Dans cette affaire, la présentation clinique et sans doute l’expérience de l’urgentiste ont permis un diagnostic assez rapide et une prise en charge optimale.
Rappelons en premier lieu la rareté de cette affection (environ 100 000 cas/an dans le monde) qui atteint préférentiellement les hommes et dont l’incidence croît avec l’âge (avec 1 pic chez les enfants et adolescents puis vers 55 ans).
Soulignons également de possibles errances et erreurs diagnostiques. Car, à côté de la forme typique, il existe en réalité une hétérogénéité de formes cliniques confondantes car pouvant ressembler, au moins au début, à une maladie de Lyme ou à un boulisme par exemple.
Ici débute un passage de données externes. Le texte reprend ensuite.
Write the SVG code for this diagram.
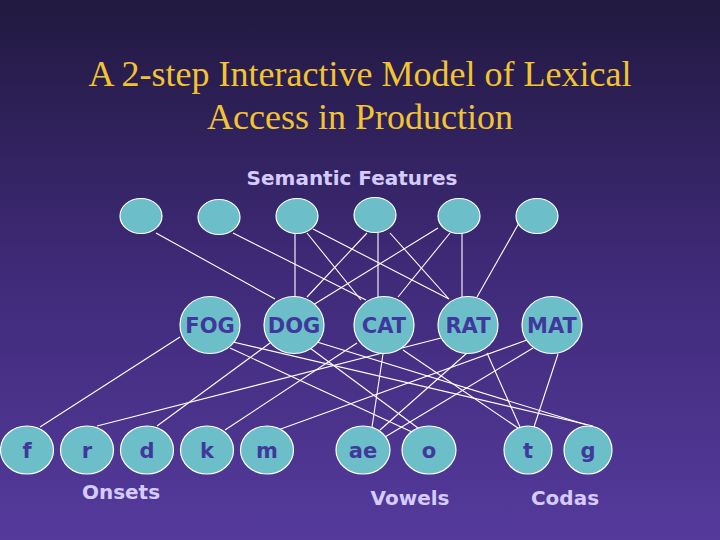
<svg xmlns="http://www.w3.org/2000/svg" width="720" height="540" viewBox="0 0 720 540">
<defs>
<linearGradient id="bg" x1="0" y1="0" x2="0" y2="1">
<stop offset="0" stop-color="#211940"/>
<stop offset="0.5" stop-color="#3f2a78"/>
<stop offset="1" stop-color="#553a9c"/>
</linearGradient>
<style>
.n{fill:#6cbfc8;stroke:#ffffff;stroke-width:1.2}
.t{font-family:"DejaVu Sans",Verdana,sans-serif;font-weight:bold;font-size:21px;fill:#40389c;text-anchor:middle}
.lab{font-family:"DejaVu Sans",Verdana,sans-serif;font-weight:bold;font-size:20px;fill:#d4ccff;text-anchor:middle}
.title{font-family:"Liberation Serif","Times New Roman",serif;font-size:36px;fill:#f2c431;text-anchor:middle}
#connectors line{stroke:#ffffff;stroke-width:1.1}
</style>
</defs>
<rect width="720" height="540" fill="url(#bg)"/>
<text class="title" x="360" y="86">A 2-step Interactive Model of Lexical</text>
<text class="title" x="360" y="129">Access in Production</text>
<text class="lab" x="352" y="185">Semantic Features</text>
<text class="lab" x="121" y="499">Onsets</text>
<text class="lab" x="410" y="505">Vowels</text>
<text class="lab" x="565" y="505">Codas</text>
<g id="connectors">
<line x1="156" y1="233" x2="275" y2="299"/>
<line x1="233" y1="233" x2="366" y2="300"/>
<line x1="295" y1="234" x2="295" y2="297"/>
<line x1="307" y1="233" x2="361" y2="300"/>
<line x1="313" y1="229" x2="449" y2="299"/>
<line x1="367" y1="233" x2="307" y2="297"/>
<line x1="378" y1="233" x2="378" y2="297"/>
<line x1="390" y1="233" x2="449" y2="299"/>
<line x1="438" y1="228" x2="313" y2="305"/>
<line x1="450" y1="233" x2="398" y2="297"/>
<line x1="462" y1="233" x2="462" y2="297"/>
<line x1="519" y1="223" x2="477" y2="297"/>
<line x1="180" y1="337" x2="40" y2="427"/>
<line x1="233" y1="342" x2="593" y2="426"/>
<line x1="230" y1="348" x2="412" y2="432"/>
<line x1="270" y1="343" x2="157" y2="426"/>
<line x1="310" y1="348" x2="418" y2="428"/>
<line x1="317" y1="342" x2="587" y2="425"/>
<line x1="357" y1="343" x2="225" y2="430"/>
<line x1="383" y1="354" x2="372" y2="427"/>
<line x1="403" y1="350" x2="518" y2="428"/>
<line x1="441" y1="338" x2="97" y2="426"/>
<line x1="467" y1="353" x2="380" y2="430"/>
<line x1="487" y1="353" x2="520" y2="427"/>
<line x1="527" y1="340" x2="278" y2="430"/>
<line x1="533" y1="348" x2="385" y2="437"/>
<line x1="558" y1="354" x2="534" y2="427"/>
</g>
<g id="sem1"><ellipse class="n" cx="141" cy="216" rx="21" ry="17.5"/></g>
<g id="sem2"><ellipse class="n" cx="219" cy="217" rx="21" ry="17.5"/></g>
<g id="sem3"><ellipse class="n" cx="297" cy="216" rx="21" ry="17.5"/></g>
<g id="sem4"><ellipse class="n" cx="375" cy="215" rx="21" ry="17.5"/></g>
<g id="sem5"><ellipse class="n" cx="459" cy="216" rx="21" ry="17.5"/></g>
<g id="sem6"><ellipse class="n" cx="537" cy="216" rx="21" ry="17.5"/></g>
<g id="fog"><ellipse class="n" cx="210" cy="325" rx="30" ry="28.5"/><text class="t" x="210" y="333">FOG</text></g>
<g id="dog"><ellipse class="n" cx="294" cy="325" rx="30" ry="28.5"/><text class="t" x="294" y="333">DOG</text></g>
<g id="cat"><ellipse class="n" cx="384" cy="325" rx="30" ry="28.5"/><text class="t" x="384" y="333">CAT</text></g>
<g id="rat"><ellipse class="n" cx="468" cy="325" rx="30" ry="28.5"/><text class="t" x="468" y="333">RAT</text></g>
<g id="mat"><ellipse class="n" cx="552" cy="325" rx="30" ry="28.5"/><text class="t" x="552" y="333">MAT</text></g>
<g id="f"><ellipse class="n" cx="27" cy="450" rx="26.5" ry="24"/><text class="t" x="27" y="458">f</text></g>
<g id="r"><ellipse class="n" cx="87" cy="450" rx="26.5" ry="24"/><text class="t" x="87" y="458">r</text></g>
<g id="d"><ellipse class="n" cx="147" cy="450" rx="26.5" ry="24"/><text class="t" x="147" y="458">d</text></g>
<g id="k"><ellipse class="n" cx="207" cy="450" rx="26.5" ry="24"/><text class="t" x="207" y="458">k</text></g>
<g id="m"><ellipse class="n" cx="267" cy="450" rx="26.5" ry="24"/><text class="t" x="267" y="458">m</text></g>
<g id="ae"><ellipse class="n" cx="363" cy="450" rx="27" ry="24"/><text class="t" x="363" y="458">ae</text></g>
<g id="o"><ellipse class="n" cx="429" cy="450" rx="27" ry="24"/><text class="t" x="429" y="458">o</text></g>
<g id="t"><ellipse class="n" cx="528" cy="450" rx="24" ry="24"/><text class="t" x="528" y="458">t</text></g>
<g id="g"><ellipse class="n" cx="588" cy="450" rx="24" ry="24"/><text class="t" x="588" y="458">g</text></g>
</svg>
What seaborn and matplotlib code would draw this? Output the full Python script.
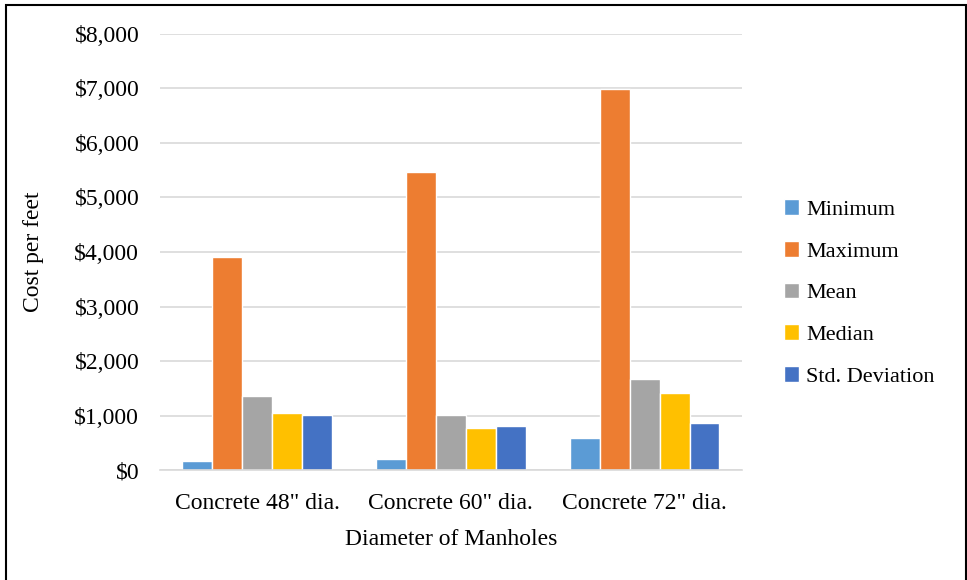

Mais classiquement, le syndrome de Guillain-Barré se présente comme une polyneuropathie périphérique bilatérale aiguë ascendante, rapidement progressive, pouvant survenir au décours :
- d’une infection (2/3 des cas et notamment infection à campylobacter jéjuni),
- d’une vaccination (grippe, zona, Sars-Cov2..),
- voire d’une chirurgie.
Vont apparaitre successivement (c’est la phase d’extension qui peut durer 4 semaines) :
- des paresthésies,
- puis une faiblesse des membres inférieurs puis des membres supérieurs,
- voire une paralysie faciale ou des muscles respiratoires.
Les réflexes peuvent été diminués ou abolis mais également persister lors de cette phase. L’atteinte des muscles respiratoires, de survenue possible à tout moment, expose le patient à un risque de détresse respiratoire et rend compte de la nécessité de faire hospitaliser tout patient dès la suspicion évoquée d’un syndrome de Guillain-Barré. En effet, le pronostic vital peut être engagé (5% de mortalité).
De nouveaux critères diagnostiques
Jusqu’à présent, pour affirmer le diagnostic, un certain nombre de critères cliniques requis ou "confortant" le diagnostic et de critères biologiques étaient nécessaires (critères de Brighton de 2011) dont la fameuse "dissociation albumino-cytologique" à l’analyse du LCR. Mais il a été observé que la PL peut être normale la première semaine suivant le début des symptômes, une hyperprotéinorachie n’étant d’ailleurs retrouvée que chez seulement la moitié des malades à 3 jours du début des symptômes.
Sauf doute ou nécessité d’éliminer une pathologie infectieuse, la PL n’est donc plus indispensable pour affirmer le diagnostic. De même pour l’EMG, jugé non nécessaire pour le diagnostic, son intérêt étant de permettre les diagnostics différentiels ou d’affirmer le type d’atteinte.
Désormais, et depuis 2023, 3 critères uniquement cliniques suffisent à affirmer le diagnostic de syndrome de Guillain-Barré (Recommandations 2024 de l’European Academy of Neurology2) :
- Faiblesse progressive au niveau des membres.
- Aréflexie ou diminution des réflexes au niveau des membres concernés.
- Aggravation progressive en moins de quatre semaines.
Une prise en charge souvent longue
Il n’existe à ce jour aucun traitement curatif.
La prise en charge du malade vise dans un premier temps à "passer le cap" et stabiliser son état. Elle associe traitements de soutien et (s’agissant d’une maladie auto-immune) des injections d’immunoglobulines ou des échanges plasmatiques, mais seulement en cas d’atteinte sévère ou rapidement progressive.
Dans un second temps, une fois le patient "stabilisé", sa prise en charge reposera sur une rééducation souvent longue. Dans la mesure du possible, celle-ci sera organisée à domicile mais on estime qu’environ 40% des patients nécessitent une prise en charge rééducative et multidisciplinaire en milieu hospitalier1 faisant intervenir ergothérapeutes, kinésithérapeutes...
Des séquelles toujours possibles
Si, pour la majorité des patients, l’évolution sera favorable,15 à 20% d’entre eux vont garder des séquelles neurologiques de gravité variable (sévères dans 5% des cas).
Pour autant, plus de 30% des patients disent avoir dû renoncer à certaines de leurs activités usuelles ou de loisirs, voire changer d’emploi… malgré la guérison3,4.